> [Data section]
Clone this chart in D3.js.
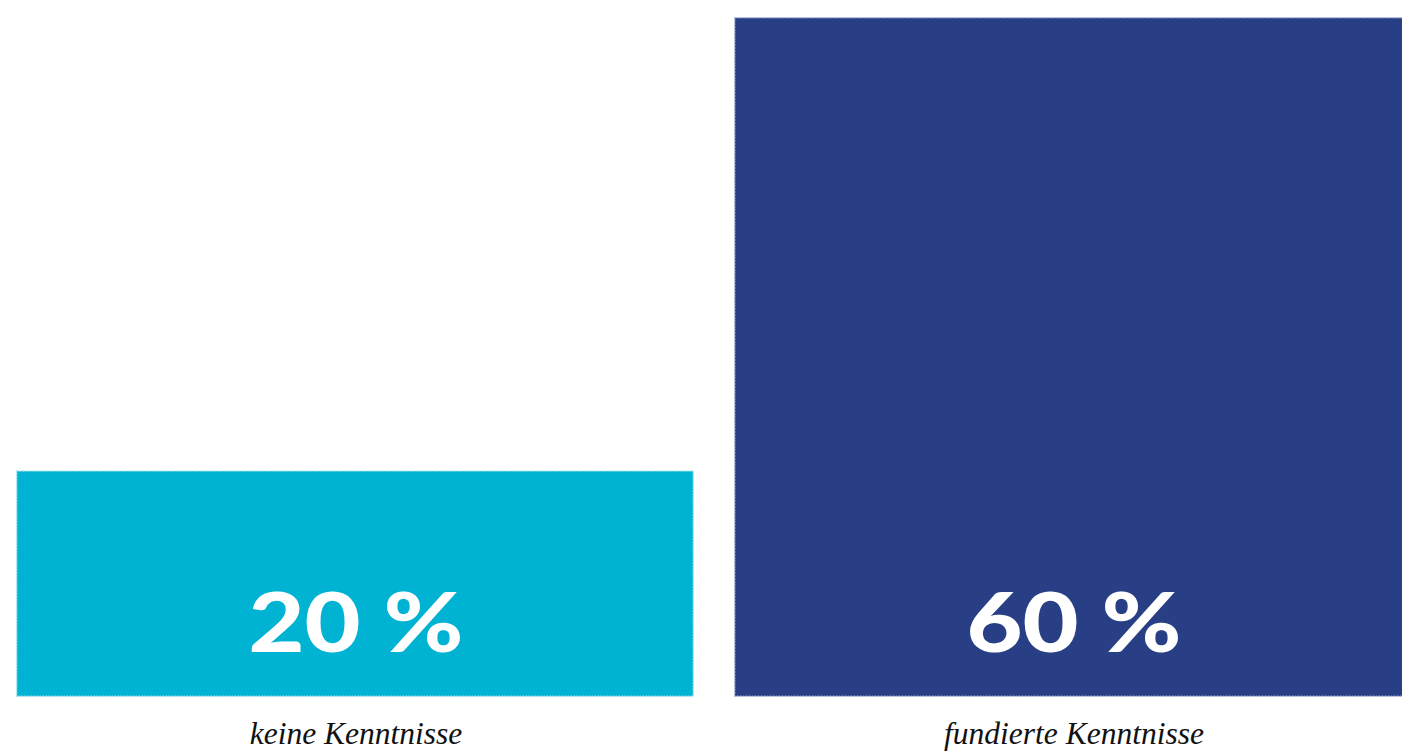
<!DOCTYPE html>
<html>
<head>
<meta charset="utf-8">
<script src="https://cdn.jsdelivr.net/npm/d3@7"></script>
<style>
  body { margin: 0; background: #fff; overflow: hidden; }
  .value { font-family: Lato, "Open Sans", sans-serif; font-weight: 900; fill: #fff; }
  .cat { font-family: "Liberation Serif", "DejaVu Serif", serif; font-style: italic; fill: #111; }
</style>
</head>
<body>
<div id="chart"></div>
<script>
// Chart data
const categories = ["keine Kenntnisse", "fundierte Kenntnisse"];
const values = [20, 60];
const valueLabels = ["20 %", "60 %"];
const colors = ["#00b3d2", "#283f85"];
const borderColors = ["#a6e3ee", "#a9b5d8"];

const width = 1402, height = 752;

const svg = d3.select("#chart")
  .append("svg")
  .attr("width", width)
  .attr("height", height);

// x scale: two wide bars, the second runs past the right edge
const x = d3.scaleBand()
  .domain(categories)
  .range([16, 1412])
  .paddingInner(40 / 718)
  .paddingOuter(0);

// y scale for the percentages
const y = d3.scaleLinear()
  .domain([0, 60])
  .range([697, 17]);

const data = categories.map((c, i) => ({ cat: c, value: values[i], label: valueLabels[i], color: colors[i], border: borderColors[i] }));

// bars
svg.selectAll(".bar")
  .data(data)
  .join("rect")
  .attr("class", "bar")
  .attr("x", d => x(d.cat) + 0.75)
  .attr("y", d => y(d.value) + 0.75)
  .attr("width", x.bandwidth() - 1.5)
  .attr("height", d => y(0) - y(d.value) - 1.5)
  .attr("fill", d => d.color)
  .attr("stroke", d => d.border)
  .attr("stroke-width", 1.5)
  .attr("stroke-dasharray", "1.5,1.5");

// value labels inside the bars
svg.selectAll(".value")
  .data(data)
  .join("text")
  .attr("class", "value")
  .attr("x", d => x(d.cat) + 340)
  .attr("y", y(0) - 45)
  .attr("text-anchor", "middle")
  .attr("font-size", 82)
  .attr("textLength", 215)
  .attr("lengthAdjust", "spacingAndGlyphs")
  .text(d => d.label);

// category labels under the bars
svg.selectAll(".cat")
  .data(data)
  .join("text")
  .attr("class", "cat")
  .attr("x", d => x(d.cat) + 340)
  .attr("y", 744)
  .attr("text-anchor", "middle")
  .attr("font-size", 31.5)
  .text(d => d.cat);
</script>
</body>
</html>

> [Problem to work on] From the material above, reproduce everything verbatim except the pictures.

> [Task solution]
Clone this chart in D3.js.
<!DOCTYPE html>
<html>
<head>
<meta charset="utf-8">
<script src="https://cdn.jsdelivr.net/npm/d3@7"></script>
<style>
  body { margin: 0; background: #fff; overflow: hidden; }
  .value { font-family: Lato, "Open Sans", sans-serif; font-weight: 900; fill: #fff; }
  .cat { font-family: "Liberation Serif", "DejaVu Serif", serif; font-style: italic; fill: #111; }
</style>
</head>
<body>
<div id="chart"></div>
<script>
// Chart data
const categories = ["keine Kenntnisse", "fundierte Kenntnisse"];
const values = [20, 60];
const valueLabels = ["20 %", "60 %"];
const colors = ["#00b3d2", "#283f85"];
const borderColors = ["#a6e3ee", "#a9b5d8"];

const width = 1402, height = 752;

const svg = d3.select("#chart")
  .append("svg")
  .attr("width", width)
  .attr("height", height);

// x scale: two wide bars, the second runs past the right edge
const x = d3.scaleBand()
  .domain(categories)
  .range([16, 1412])
  .paddingInner(40 / 718)
  .paddingOuter(0);

// y scale for the percentages
const y = d3.scaleLinear()
  .domain([0, 60])
  .range([697, 17]);

const data = categories.map((c, i) => ({ cat: c, value: values[i], label: valueLabels[i], color: colors[i], border: borderColors[i] }));

// bars
svg.selectAll(".bar")
  .data(data)
  .join("rect")
  .attr("class", "bar")
  .attr("x", d => x(d.cat) + 0.75)
  .attr("y", d => y(d.value) + 0.75)
  .attr("width", x.bandwidth() - 1.5)
  .attr("height", d => y(0) - y(d.value) - 1.5)
  .attr("fill", d => d.color)
  .attr("stroke", d => d.border)
  .attr("stroke-width", 1.5)
  .attr("stroke-dasharray", "1.5,1.5");

// value labels inside the bars
svg.selectAll(".value")
  .data(data)
  .join("text")
  .attr("class", "value")
  .attr("x", d => x(d.cat) + 340)
  .attr("y", y(0) - 45)
  .attr("text-anchor", "middle")
  .attr("font-size", 82)
  .attr("textLength", 215)
  .attr("lengthAdjust", "spacingAndGlyphs")
  .text(d => d.label);

// category labels under the bars
svg.selectAll(".cat")
  .data(data)
  .join("text")
  .attr("class", "cat")
  .attr("x", d => x(d.cat) + 340)
  .attr("y", 744)
  .attr("text-anchor", "middle")
  .attr("font-size", 31.5)
  .text(d => d.cat);
</script>
</body>
</html>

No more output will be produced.